It has been a year and a half since I've posted about my migraines. Something about having a baby got in the way of medical progress...
To review past posts look
here.
I did go to see a new neurologist in Texas. To put it kindly... I was not impressed. He listened to a brief review of my 20+ year history and then lectured me on what migraine triggers were... Thank you sir, I know what they are, as I have a list of about
20 that affect me. He put me on a beta-blocker which I took for a few months with no luck.
Then I got pregnant with Baby T and wasn't able to take anything but Tylenol and Midrin (a throwback to my childhood. Midrin works okay, but is nowhere near as powerful as Imitrex, what I've been taking for the last 5+ years). It was a long, long 9 months...
Since Will was born, my migraines have gotten more frequent and less predictable. I rarely have
auras anymore, which was previously, an excellent warning sign to take my medication & get to bed as soon as possible. Additionally, I now have another human being to take care of, which have proved exceedingly difficult when all I want to do is sleep and cry in a dark room.
A recent renewal in my hope of a "cure" led me to Dr. Round, one of the best neurologists in Denver. Luckily, he was much more personable than the last neuro I saw. We talked over my history, symptoms, all that fun stuff, and he recommended that I have an MRI done. He's not expecting to find anything; it's more of a precautionary measure before we decide on a treatment plan. The one thing I hope (and don't hope) might show up in my results is signs of a PFO, or a small congenital hole in the heart. Studies have recently been done where repairing this hole in migraine sufferers has caused dramatic decreases in severity and frequency of migraines. Of course, I don't really want there to be a hole in my heart... but right now, the concept of finding the "culprit" outweighs my fears of surgery, etc.
Dr. Round also told me that, assuming my MRI is normal, one of the best treatments that he has been recommending to patients is Botox. Approved by the FDA only in the last year or two, Botox has shown to be extremely effective in preventing migraine pain.
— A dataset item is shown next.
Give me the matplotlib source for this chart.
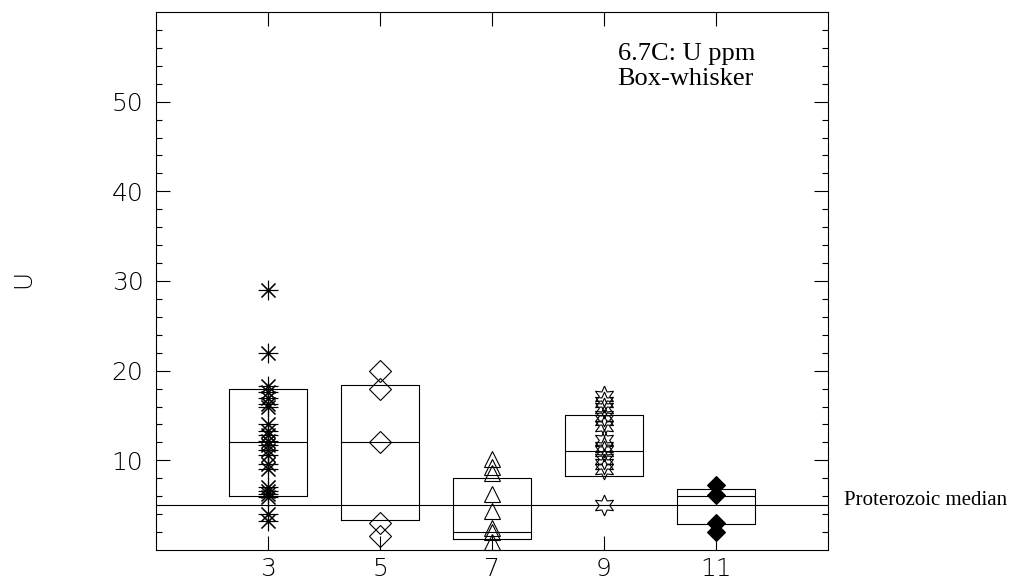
"""U ppm box-whisker by group, with the Proterozoic median drawn across."""
import matplotlib
matplotlib.use("Agg")
import matplotlib.pyplot as plt
import numpy as np


# group positions on the x axis
groups = [3, 5, 7, 9, 11]

# individual U values (ppm) per group
u_g3 = [29.0, 22.0, 18.3, 17.6, 16.9, 16.3, 15.9, 14.1, 13.3, 12.8, 12.2,
        11.7, 11.1, 10.6, 9.6, 9.0, 7.0, 6.6, 6.2, 5.9, 4.0, 3.2]
u_g5 = [20.0, 18.0, 12.0, 3.0, 1.6]
u_g7 = [10.2, 9.3, 8.6, 6.2, 4.3, 2.4, 2.0, 0.9]
u_g9 = [17.2, 16.5, 15.8, 15.0, 14.5, 13.8, 12.3, 11.5, 11.0, 10.2, 9.6, 9.0, 5.0]
u_g11 = [7.2, 6.1, 3.0, 2.0]

# box statistics: lower edge, median, upper edge
box_q1 = [6.0, 3.4, 1.2, 8.2, 2.9]
box_med = [12.0, 12.0, 2.0, 11.0, 6.0]
box_q3 = [17.9, 18.4, 8.0, 15.1, 6.8]

proterozoic_median = 5.0

SANS = "DejaVu Sans"
SERIF = "Liberation Serif"

fig = plt.figure(figsize=(10.15, 5.8), dpi=100)
ax = fig.add_axes([156 / 1015, 1 - 550 / 580, 672 / 1015, 538 / 580])

stats = []
for q1, med, q3 in zip(box_q1, box_med, box_q3):
    stats.append(dict(med=med, q1=q1, q3=q3, whislo=q1, whishi=q3, fliers=[]))
ax.bxp(stats, positions=groups, widths=1.4, showcaps=False, showfliers=False,
       boxprops=dict(color="black", lw=0.8),
       medianprops=dict(color="black", lw=0.8),
       whiskerprops=dict(color="black", lw=0.8),
       manage_ticks=False)

ax.axhline(proterozoic_median, color="black", lw=0.8)

mk = dict(ls="none", color="black", mew=0.8, clip_on=False)
ax.plot(np.full(len(u_g3), groups[0]), u_g3, marker=(8, 2, 0), ms=14, **mk)
ax.plot(np.full(len(u_g5), groups[1]), u_g5, marker="D", ms=11, mfc="none", **mk)
ax.plot(np.full(len(u_g7), groups[2]), u_g7, marker="^", ms=12, mfc="none", **mk)
ax.plot(np.full(len(u_g9), groups[3]), u_g9, marker=(6, 1, 0), ms=15, mfc="none", **mk)
ax.plot(np.full(len(u_g11), groups[4]), u_g11, marker="D", ms=9, mfc="black", **mk)

ax.set_xlim(1, 13)
ax.set_ylim(0, 60)
ax.set_xticks(groups)
ax.set_xticklabels([str(g) for g in groups])
ax.set_yticks([10, 20, 30, 40, 50])
ax.set_yticks([v for v in range(2, 60, 2) if v % 10], minor=True)
ax.tick_params(axis="both", which="both", direction="in", top=True, right=True,
               width=0.8, colors="black")
ax.tick_params(axis="both", which="major", length=10)
ax.tick_params(axis="y", which="minor", length=4.5)
ax.tick_params(axis="y", which="major", pad=9, labelsize=18)
ax.tick_params(axis="x", which="major", pad=5, labelsize=18)
for lab in ax.get_xticklabels() + ax.get_yticklabels():
    lab.set_family(SANS)
    lab.set_fontweight("light")
for sp in ax.spines.values():
    sp.set_linewidth(0.8)

# y title sits far out at the left edge
fig.text(23 / 1015, 1 - 279 / 580, "U", rotation=90, ha="center", va="center",
         fontsize=18, family=SANS, fontweight="light")

ax.text(0.687, 0.8643, "6.7C: U ppm\nBox-whisker", transform=ax.transAxes,
        family=SERIF, fontsize=19, ha="left", va="baseline", linespacing=1.15)

ax.text(1.024, proterozoic_median, "Proterozoic median",
        transform=ax.get_yaxis_transform(), family=SERIF, fontsize=15,
        ha="left", va="baseline", clip_on=False)

fig.savefig("out.png", dpi=100)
So far, I fit the bill perfectly for Botox. I'm pretty excited about this prospect, although Dr. Round said it is extremely expensive if not covered by insurance, (so fingers are crossed about that one).
As an endnote, I recently read
Lucy Grealy's Autobiography of a Face. It was an amazingly powerful memoir about beauty, pain, and healing written by a woman who, as a child, had half of her jaw removed due to cancer. Although I'm aware that migraines and cancer are an apples to oranges comparison, I related to Grealy's thoughts about pain and trauma in a way I didn't expect. After her cancer is gone, she has multiple surgeries that attempt to restore the structure of her face. She talks about the expectations and hope that precede each surgery and then the inevitable disappointment and depression that follow each surgery and its failure to produce the results she was expecting.
I feel that way about my seemingly endless battle with migraines. Over time, I have come to terms with the fact that migraines are a part of my life; this is my cross to bear and it is okay that I will never be rid of them. I resist the thought that there might be a cure.
But eventually, I turn back to hope: hope in a new doctor, hope in a new medication, hope in alternative methods or diets. I get excited about the possibility of living a new life; a life free of constant pain and often guilt for falling back into "pet" triggers.
But inevitably, the new doctor fails to listen, the new medication fails to make a difference, and I'm left disappointed and depressed, feeling naive for believing that things could be different. And however irrational I know it is, I feel guilty for even
wanting a life without migraines; for coveting a life that perhaps I wasn't meant to have.
Of course, most of the time I live somewhere in between these two extremes, attempting to hold on to hope while I remain content with my lot. But I'm scared. Scared of trusting in my current excitement about MRI's, PFO's and Botox; knowing that the painful letdown is all but too close.
My next appointment with Dr. Round is tomorrow morning. I'll update soon.